**SOURCE EXCERPT**
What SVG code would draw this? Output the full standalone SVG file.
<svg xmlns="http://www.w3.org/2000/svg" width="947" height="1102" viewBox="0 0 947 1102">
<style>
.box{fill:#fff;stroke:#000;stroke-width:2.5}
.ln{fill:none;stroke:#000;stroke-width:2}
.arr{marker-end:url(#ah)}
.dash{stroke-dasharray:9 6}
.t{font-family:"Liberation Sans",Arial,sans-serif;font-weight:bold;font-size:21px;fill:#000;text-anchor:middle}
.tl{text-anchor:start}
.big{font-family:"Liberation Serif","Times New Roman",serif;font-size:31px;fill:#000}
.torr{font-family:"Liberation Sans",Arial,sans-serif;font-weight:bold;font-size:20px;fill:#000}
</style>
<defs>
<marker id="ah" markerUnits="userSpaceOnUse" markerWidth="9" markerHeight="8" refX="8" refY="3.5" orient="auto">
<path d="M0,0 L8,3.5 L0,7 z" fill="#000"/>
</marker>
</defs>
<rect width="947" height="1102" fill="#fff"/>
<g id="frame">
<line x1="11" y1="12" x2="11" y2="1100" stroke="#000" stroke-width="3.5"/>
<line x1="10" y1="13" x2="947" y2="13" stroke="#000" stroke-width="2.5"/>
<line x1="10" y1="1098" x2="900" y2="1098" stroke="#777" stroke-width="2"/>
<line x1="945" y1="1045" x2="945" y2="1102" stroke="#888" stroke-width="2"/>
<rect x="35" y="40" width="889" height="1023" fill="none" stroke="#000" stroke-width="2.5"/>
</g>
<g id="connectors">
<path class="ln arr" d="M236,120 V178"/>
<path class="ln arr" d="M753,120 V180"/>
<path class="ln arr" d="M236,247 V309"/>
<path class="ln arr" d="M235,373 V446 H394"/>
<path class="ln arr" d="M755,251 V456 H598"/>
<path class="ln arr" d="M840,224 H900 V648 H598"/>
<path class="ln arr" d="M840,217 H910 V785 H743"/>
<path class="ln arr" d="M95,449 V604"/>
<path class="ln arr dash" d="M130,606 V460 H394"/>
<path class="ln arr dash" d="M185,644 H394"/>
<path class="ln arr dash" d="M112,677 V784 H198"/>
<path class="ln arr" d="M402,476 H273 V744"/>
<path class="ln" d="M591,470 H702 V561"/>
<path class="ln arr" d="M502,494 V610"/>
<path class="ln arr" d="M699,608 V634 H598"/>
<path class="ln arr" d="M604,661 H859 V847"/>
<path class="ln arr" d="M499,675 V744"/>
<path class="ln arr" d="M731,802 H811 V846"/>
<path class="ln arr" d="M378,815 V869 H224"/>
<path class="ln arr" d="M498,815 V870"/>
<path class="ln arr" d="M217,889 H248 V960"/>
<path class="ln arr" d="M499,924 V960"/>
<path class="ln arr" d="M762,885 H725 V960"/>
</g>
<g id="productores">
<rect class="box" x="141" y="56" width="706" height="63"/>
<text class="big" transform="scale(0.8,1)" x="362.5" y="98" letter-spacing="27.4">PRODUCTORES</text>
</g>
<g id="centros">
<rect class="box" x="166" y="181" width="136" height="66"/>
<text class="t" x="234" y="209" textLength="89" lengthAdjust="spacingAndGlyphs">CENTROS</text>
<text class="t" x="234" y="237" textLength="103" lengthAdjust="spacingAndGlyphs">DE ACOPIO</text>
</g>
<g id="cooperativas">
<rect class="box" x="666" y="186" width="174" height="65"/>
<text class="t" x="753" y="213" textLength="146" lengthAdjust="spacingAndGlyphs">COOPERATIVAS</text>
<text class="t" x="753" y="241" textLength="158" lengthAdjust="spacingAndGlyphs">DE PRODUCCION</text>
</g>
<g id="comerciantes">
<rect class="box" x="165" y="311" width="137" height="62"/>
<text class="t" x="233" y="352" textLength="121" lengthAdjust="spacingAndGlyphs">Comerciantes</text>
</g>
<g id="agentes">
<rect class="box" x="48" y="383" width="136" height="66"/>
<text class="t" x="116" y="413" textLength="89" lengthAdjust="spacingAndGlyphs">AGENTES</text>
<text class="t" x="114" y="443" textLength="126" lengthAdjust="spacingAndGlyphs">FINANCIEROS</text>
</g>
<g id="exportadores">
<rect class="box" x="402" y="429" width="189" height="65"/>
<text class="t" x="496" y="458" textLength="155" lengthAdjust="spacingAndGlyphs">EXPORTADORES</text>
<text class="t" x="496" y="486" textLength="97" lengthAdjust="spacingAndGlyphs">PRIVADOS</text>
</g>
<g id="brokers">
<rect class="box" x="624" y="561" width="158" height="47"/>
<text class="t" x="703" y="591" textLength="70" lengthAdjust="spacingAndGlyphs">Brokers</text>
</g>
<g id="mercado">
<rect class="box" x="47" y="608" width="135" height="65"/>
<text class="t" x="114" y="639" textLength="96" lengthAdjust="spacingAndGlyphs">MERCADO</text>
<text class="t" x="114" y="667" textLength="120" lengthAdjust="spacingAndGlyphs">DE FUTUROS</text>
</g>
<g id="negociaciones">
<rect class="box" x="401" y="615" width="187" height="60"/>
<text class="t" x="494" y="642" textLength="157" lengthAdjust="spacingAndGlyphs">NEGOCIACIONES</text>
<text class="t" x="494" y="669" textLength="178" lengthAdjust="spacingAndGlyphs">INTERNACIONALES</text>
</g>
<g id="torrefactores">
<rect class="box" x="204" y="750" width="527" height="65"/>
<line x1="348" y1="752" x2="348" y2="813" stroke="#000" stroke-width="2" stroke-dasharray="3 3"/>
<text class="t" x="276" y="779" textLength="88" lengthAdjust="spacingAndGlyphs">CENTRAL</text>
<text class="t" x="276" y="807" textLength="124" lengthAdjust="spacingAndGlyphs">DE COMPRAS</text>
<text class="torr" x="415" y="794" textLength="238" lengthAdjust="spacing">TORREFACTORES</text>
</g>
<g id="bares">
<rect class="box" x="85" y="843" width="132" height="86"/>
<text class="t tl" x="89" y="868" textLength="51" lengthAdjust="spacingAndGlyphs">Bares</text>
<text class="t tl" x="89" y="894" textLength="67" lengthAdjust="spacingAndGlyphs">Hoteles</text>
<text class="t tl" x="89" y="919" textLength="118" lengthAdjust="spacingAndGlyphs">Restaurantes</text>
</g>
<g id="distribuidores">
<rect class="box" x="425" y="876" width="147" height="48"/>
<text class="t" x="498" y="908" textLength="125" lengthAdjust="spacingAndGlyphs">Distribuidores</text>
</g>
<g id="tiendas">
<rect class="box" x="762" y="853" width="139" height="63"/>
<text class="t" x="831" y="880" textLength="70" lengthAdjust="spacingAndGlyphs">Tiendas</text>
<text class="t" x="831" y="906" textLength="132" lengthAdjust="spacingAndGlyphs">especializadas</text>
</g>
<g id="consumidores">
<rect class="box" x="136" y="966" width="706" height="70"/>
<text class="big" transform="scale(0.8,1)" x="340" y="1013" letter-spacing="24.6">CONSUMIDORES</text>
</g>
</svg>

**WHAT IS BEING ASKED**
Write out the entire listing exactly.

**TASK SOLUTION**
What SVG code would draw this? Output the full standalone SVG file.
<svg xmlns="http://www.w3.org/2000/svg" width="947" height="1102" viewBox="0 0 947 1102">
<style>
.box{fill:#fff;stroke:#000;stroke-width:2.5}
.ln{fill:none;stroke:#000;stroke-width:2}
.arr{marker-end:url(#ah)}
.dash{stroke-dasharray:9 6}
.t{font-family:"Liberation Sans",Arial,sans-serif;font-weight:bold;font-size:21px;fill:#000;text-anchor:middle}
.tl{text-anchor:start}
.big{font-family:"Liberation Serif","Times New Roman",serif;font-size:31px;fill:#000}
.torr{font-family:"Liberation Sans",Arial,sans-serif;font-weight:bold;font-size:20px;fill:#000}
</style>
<defs>
<marker id="ah" markerUnits="userSpaceOnUse" markerWidth="9" markerHeight="8" refX="8" refY="3.5" orient="auto">
<path d="M0,0 L8,3.5 L0,7 z" fill="#000"/>
</marker>
</defs>
<rect width="947" height="1102" fill="#fff"/>
<g id="frame">
<line x1="11" y1="12" x2="11" y2="1100" stroke="#000" stroke-width="3.5"/>
<line x1="10" y1="13" x2="947" y2="13" stroke="#000" stroke-width="2.5"/>
<line x1="10" y1="1098" x2="900" y2="1098" stroke="#777" stroke-width="2"/>
<line x1="945" y1="1045" x2="945" y2="1102" stroke="#888" stroke-width="2"/>
<rect x="35" y="40" width="889" height="1023" fill="none" stroke="#000" stroke-width="2.5"/>
</g>
<g id="connectors">
<path class="ln arr" d="M236,120 V178"/>
<path class="ln arr" d="M753,120 V180"/>
<path class="ln arr" d="M236,247 V309"/>
<path class="ln arr" d="M235,373 V446 H394"/>
<path class="ln arr" d="M755,251 V456 H598"/>
<path class="ln arr" d="M840,224 H900 V648 H598"/>
<path class="ln arr" d="M840,217 H910 V785 H743"/>
<path class="ln arr" d="M95,449 V604"/>
<path class="ln arr dash" d="M130,606 V460 H394"/>
<path class="ln arr dash" d="M185,644 H394"/>
<path class="ln arr dash" d="M112,677 V784 H198"/>
<path class="ln arr" d="M402,476 H273 V744"/>
<path class="ln" d="M591,470 H702 V561"/>
<path class="ln arr" d="M502,494 V610"/>
<path class="ln arr" d="M699,608 V634 H598"/>
<path class="ln arr" d="M604,661 H859 V847"/>
<path class="ln arr" d="M499,675 V744"/>
<path class="ln arr" d="M731,802 H811 V846"/>
<path class="ln arr" d="M378,815 V869 H224"/>
<path class="ln arr" d="M498,815 V870"/>
<path class="ln arr" d="M217,889 H248 V960"/>
<path class="ln arr" d="M499,924 V960"/>
<path class="ln arr" d="M762,885 H725 V960"/>
</g>
<g id="productores">
<rect class="box" x="141" y="56" width="706" height="63"/>
<text class="big" transform="scale(0.8,1)" x="362.5" y="98" letter-spacing="27.4">PRODUCTORES</text>
</g>
<g id="centros">
<rect class="box" x="166" y="181" width="136" height="66"/>
<text class="t" x="234" y="209" textLength="89" lengthAdjust="spacingAndGlyphs">CENTROS</text>
<text class="t" x="234" y="237" textLength="103" lengthAdjust="spacingAndGlyphs">DE ACOPIO</text>
</g>
<g id="cooperativas">
<rect class="box" x="666" y="186" width="174" height="65"/>
<text class="t" x="753" y="213" textLength="146" lengthAdjust="spacingAndGlyphs">COOPERATIVAS</text>
<text class="t" x="753" y="241" textLength="158" lengthAdjust="spacingAndGlyphs">DE PRODUCCION</text>
</g>
<g id="comerciantes">
<rect class="box" x="165" y="311" width="137" height="62"/>
<text class="t" x="233" y="352" textLength="121" lengthAdjust="spacingAndGlyphs">Comerciantes</text>
</g>
<g id="agentes">
<rect class="box" x="48" y="383" width="136" height="66"/>
<text class="t" x="116" y="413" textLength="89" lengthAdjust="spacingAndGlyphs">AGENTES</text>
<text class="t" x="114" y="443" textLength="126" lengthAdjust="spacingAndGlyphs">FINANCIEROS</text>
</g>
<g id="exportadores">
<rect class="box" x="402" y="429" width="189" height="65"/>
<text class="t" x="496" y="458" textLength="155" lengthAdjust="spacingAndGlyphs">EXPORTADORES</text>
<text class="t" x="496" y="486" textLength="97" lengthAdjust="spacingAndGlyphs">PRIVADOS</text>
</g>
<g id="brokers">
<rect class="box" x="624" y="561" width="158" height="47"/>
<text class="t" x="703" y="591" textLength="70" lengthAdjust="spacingAndGlyphs">Brokers</text>
</g>
<g id="mercado">
<rect class="box" x="47" y="608" width="135" height="65"/>
<text class="t" x="114" y="639" textLength="96" lengthAdjust="spacingAndGlyphs">MERCADO</text>
<text class="t" x="114" y="667" textLength="120" lengthAdjust="spacingAndGlyphs">DE FUTUROS</text>
</g>
<g id="negociaciones">
<rect class="box" x="401" y="615" width="187" height="60"/>
<text class="t" x="494" y="642" textLength="157" lengthAdjust="spacingAndGlyphs">NEGOCIACIONES</text>
<text class="t" x="494" y="669" textLength="178" lengthAdjust="spacingAndGlyphs">INTERNACIONALES</text>
</g>
<g id="torrefactores">
<rect class="box" x="204" y="750" width="527" height="65"/>
<line x1="348" y1="752" x2="348" y2="813" stroke="#000" stroke-width="2" stroke-dasharray="3 3"/>
<text class="t" x="276" y="779" textLength="88" lengthAdjust="spacingAndGlyphs">CENTRAL</text>
<text class="t" x="276" y="807" textLength="124" lengthAdjust="spacingAndGlyphs">DE COMPRAS</text>
<text class="torr" x="415" y="794" textLength="238" lengthAdjust="spacing">TORREFACTORES</text>
</g>
<g id="bares">
<rect class="box" x="85" y="843" width="132" height="86"/>
<text class="t tl" x="89" y="868" textLength="51" lengthAdjust="spacingAndGlyphs">Bares</text>
<text class="t tl" x="89" y="894" textLength="67" lengthAdjust="spacingAndGlyphs">Hoteles</text>
<text class="t tl" x="89" y="919" textLength="118" lengthAdjust="spacingAndGlyphs">Restaurantes</text>
</g>
<g id="distribuidores">
<rect class="box" x="425" y="876" width="147" height="48"/>
<text class="t" x="498" y="908" textLength="125" lengthAdjust="spacingAndGlyphs">Distribuidores</text>
</g>
<g id="tiendas">
<rect class="box" x="762" y="853" width="139" height="63"/>
<text class="t" x="831" y="880" textLength="70" lengthAdjust="spacingAndGlyphs">Tiendas</text>
<text class="t" x="831" y="906" textLength="132" lengthAdjust="spacingAndGlyphs">especializadas</text>
</g>
<g id="consumidores">
<rect class="box" x="136" y="966" width="706" height="70"/>
<text class="big" transform="scale(0.8,1)" x="340" y="1013" letter-spacing="24.6">CONSUMIDORES</text>
</g>
</svg>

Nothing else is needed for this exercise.